It is not to minimize the horror of the Boston bombings -- indeed, it is to highlight it -- that I point to the difference between media coverage of Boston and that of the West, Texas explosion. The former was roughly 24/7 on the big cable channels, with some coverage of the Texas explosion. But then when you look to the road fatalities stats, you realize there's something amazing when 30,000 deaths a year doesn't gain any national news at all. So what's going on? Some observations below.
1a. It increases the horror of Boston to know that the victims weren't chosen. They had a kind of bad luck, but the cause of the death was deliberate, not accidental. So they were victims of "random murder." When this is called "terrorism," it is ripe for political exploitation.
2a. The victims of Boston were of the right type -- middle class spectators of an athletic event -- as opposed to the multiple everyday murder victims who never make the national news. Why not? Well, for one thing, some of the victims can be dismissed as gang bangers. Secondly, there's just nothing new any more about an everday dispute, domestic or neighborhood, that escalates to murder.
3. To return to the Texas explosion, of course there are factors that influence the probability of accidents; the explosion was an event that crystallized a network of multi-scale factors. But the complexities of multiple and dispersed decisions concerning zoning, right-to-work, and regulatory capture / weakening made over decades that increased the probability -- and bad effects -- of the Texas explosion doesn't fit a simple narrative, nor does it have the affective charge of random murder. So there's an effect of normalization here, such that shoulders are shrugged and we mutter "industrial accidents happen."
3a. We also can't overlook the geography of wealth factors here. Poor folks live next to fertilizer plants in West, Texas but middle-class folk go watch the finish of the Boston Marathon. So there's class identification at work here, both in the news producers of the cable networks, and in their target viewerships.
4. About roadway deaths, it's good to see the declining annual rates, from 42,000 in 2001 to 32,000 in 2011. But they would be much lower still with increasing public transport. But the factors that increased individual vehicle use in the post-WWII era (suburbanization, highway building, under-funding of public transport, the marketing of car and motorcycle use as an exercise of freedom, and so on) are so deep and dispersed that they would require more work than even the complex narratives needed for the Texas explosion.
4a. There's also a feeling of control with driving. I seem to remember reading (and I hope someone can point to studies) that one of the factors behind the under-estimation of risk in car use and the over-estimation of risk in commercial air travel is the feeling of control of drivers makes them feel better even though they are objectively at much more risk when driving than when flying.
5. Finally, to bring this to a close, reminding folks of the normalized risk of driving is a downer, whereas TV news is all about a narrative of triumph and overcoming, which we see with the Boston coverage: a) the triumph of the police capture of the suspect, and b) the "triumph of the human spirit" angle in the stories of the helpers at the scene and the collective mourning and defiance of Bostonians ("Boston strong," "Boston will run again.")
5a.
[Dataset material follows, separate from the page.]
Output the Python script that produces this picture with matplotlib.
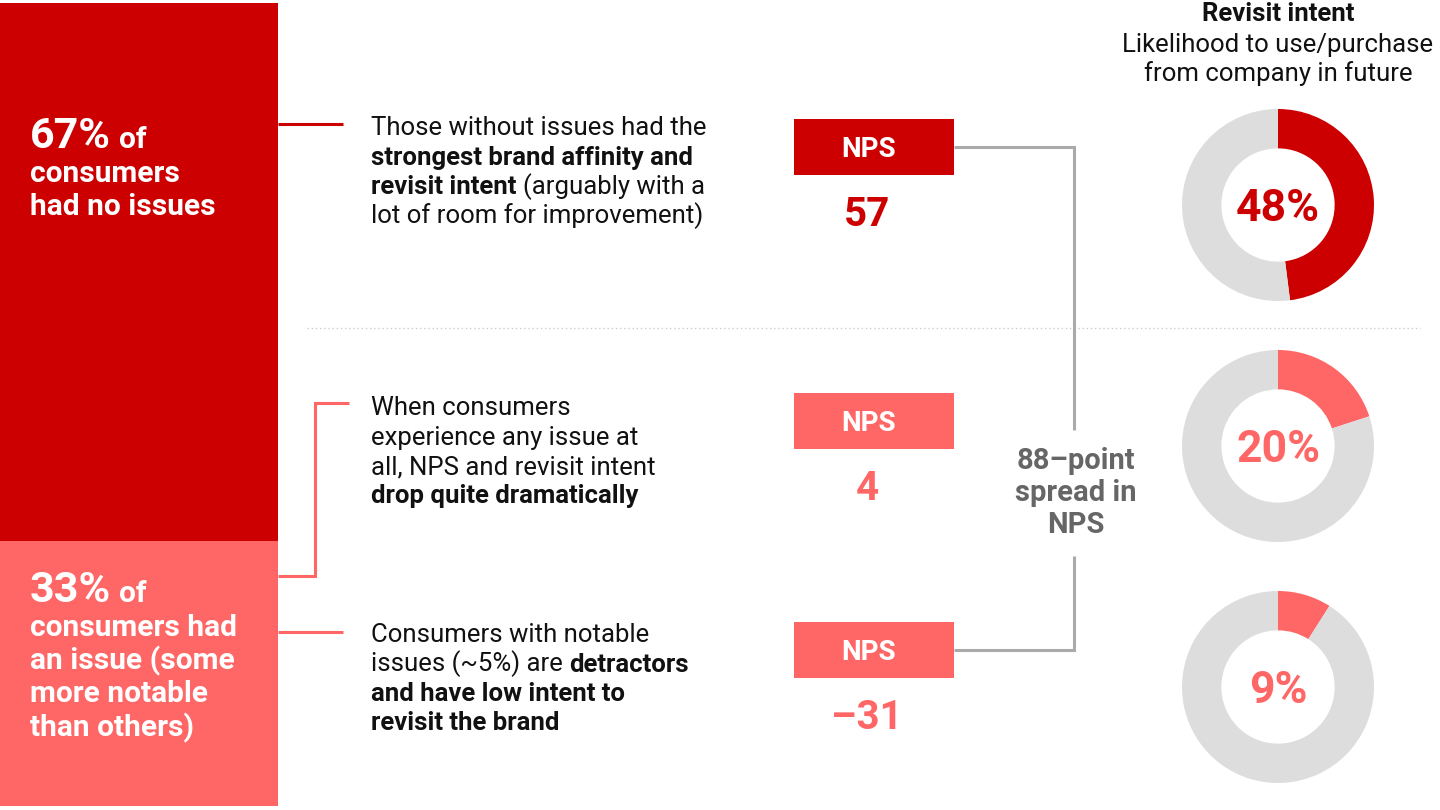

This "triumph of the human spirit" angle, I want to emphasize, is not manufactured so much as it is appropriated, amplified, focused, and narrativized by the media and exploited by politicians. That such political affect was mobilized more in Boston than for Texas and not at all for the roadways is what I wanted to try to talk about.
5b. What would our society look like if the default prosociality that allows us to be "our own first responders" in disasters was used as the basis for social organization, rather than derided as an "atavism"?